There is a growing group of people who should probably be worrying about other aspects of their lives, but, no, they are worried about the future of the penny. They just adore and respect the penny, and usually they have a coffee can or some larger vessel at home, brimming with pennies.

I deny affiliation with that group even though when I empty my pocket at the end of each day I do segregate the pennies and deposit them in a small container. What else is there to do with them? I understand that some people throw them away, but I cannot bring myself to take such an action. My collection never amounts to much because another family member will periodically empty the container, count, roll and exchange the pennies for some real money, perhaps as much as a dollar or maybe even two.

It isn’t the value of the penny that attracts those coffee can savers. It’s the lore, the mystique. They remember the display of penny candy at the corner store, and the wide selection it offered, and they occasionally recall innocent times spent long ago in a penny arcade, which was filled with various intriguing games and machines.
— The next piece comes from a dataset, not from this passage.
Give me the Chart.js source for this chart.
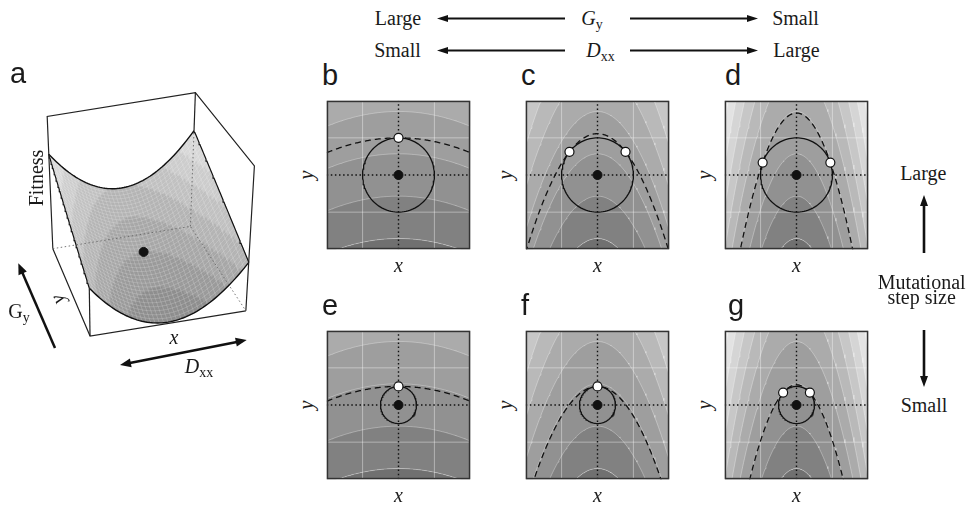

Insert a penny or two in the slot, and wheels began whirring, lights began flashing, bells began ringing, and the action was underway. Others may remember their introduction to gambling, either pitching pennies against the wall to see who could get closest to the target or else learning the rudiments of penny ante draw poker.

Some others recall the wisdom that created an aura that surrounds the penny. I think of them still: “A penny saved is a penny earned,” is probably the one most often cited, but I always preferred: “Save the pennies and the dollars will take care of themselves.” There is real optimism in that axiom, but, even when practiced diligently, it is a long and sometimes disheartening road to wealth.

Yes, there are groups of people for whom the penny is a revered icon. From time to time, some congressman or Washington bureaucrat will suggest that the penny should be eliminated, no longer be minted. Abandon the penny, they say. It is a familiar proposal, a proposal made periodically by well-meaning individuals, and it never fails to unleash a storm of protest from the penny lovers. They want the penny preserved at all cost.

The preservation of the penny is a truly costly undertaking. Even though it has come to be regarded as somewhat irrelevant, the US Mint needs to produce more each year. It is a losing proposition, as you may have heard. Each penny costs about 1.7 cents to produce, so the government is losing $50 million each year by keeping pennies in circulation. The mint needs to produce about seven billion new ones each year---that’s billion with a “b”---partly because some pennies wear out or are lost or discarded, but mostly because people insist on hoarding them.

Because it is so beloved, there seems to be little chance the penny will be abandoned. It has too many lobbyists at every level. Zinc producers are among the leading supporters of the continued coinage of the penny, and with good reason. Once pennies were primarily a copper alloy, but copper became far too expensive; the copper in each coin was worth more than the penny. Various formulations were tested and the Mint in 1982 settled on a mixture that is 97.5 percent zinc and 2.5 percent copper cladding. Naturally, the price of zinc has been rising, creating the annual penny losses for the US Treasury.

The nickel is an even bigger problem. Each nickel costs the Mint about a dime to manufacture and you cannot stay in business very long with that kind of a structure. The Mint sells coins to the Treasury at face value. Nickels used to be good for parking meters and coin telephones, but those uses have faded with rising costs. Still, they still play a role in retail dealings.

If the penny and the nickel are loss leaders for the Mint, the dollar coin is a major profit item. It only costs about 20 cents to make, assisting the Mint in its obligation to break even.

As for my own approach, since it is still comforting to have some change jingling in your pocket, I seldom leave the house without a few quarters. In the current economy, they’re still good for some uses, but not for very many.